Once mapped the intersection entering volumes can be calculated. The intersection entering volume calculation routine calculates the entering volume from the ADT values on the lines intersecting at an intersection node. For each line representing a leg of the intersection the ADT is manipulated based on whether the road serviced one-way or two-way travel and the entering volume for each leg of the intersection summed together. The routine assumed a 50/50 direction distribution of travel for two-way streets. The result was a list of intersections and their entering volume in vehicles per day that could be shared with Intersection Magic in order to develop crash-rates.
The county is still in the process of implementing a more robust traffic volume database in a GIS environment. A turning movement count database is being considered.
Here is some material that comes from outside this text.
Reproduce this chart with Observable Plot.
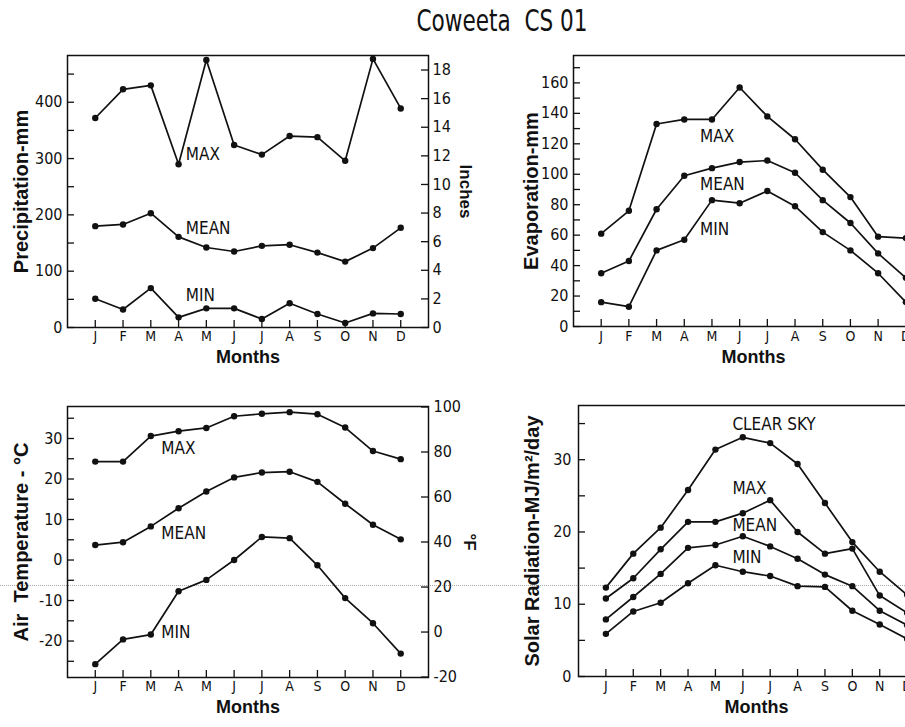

This database would allow automating signal warrant analysis tasks. As the 24-hour count program continues and counts are available for more roads in the county, these counts could be used to calculate intersection entering volumes. The actual directional distribution could be determined from the 24-hour count data thus improving the accuracy of the intersection entering volume calculations. This data is also more current and collected on a regular basis.
The author would like to acknowledge Kurt Lebo and Carl Schoedel at the Kane County Division of Transportation for their assistance during the development of the applications described in this paper. Beth Fucile performed the majority of Avenue programming associated with these applications.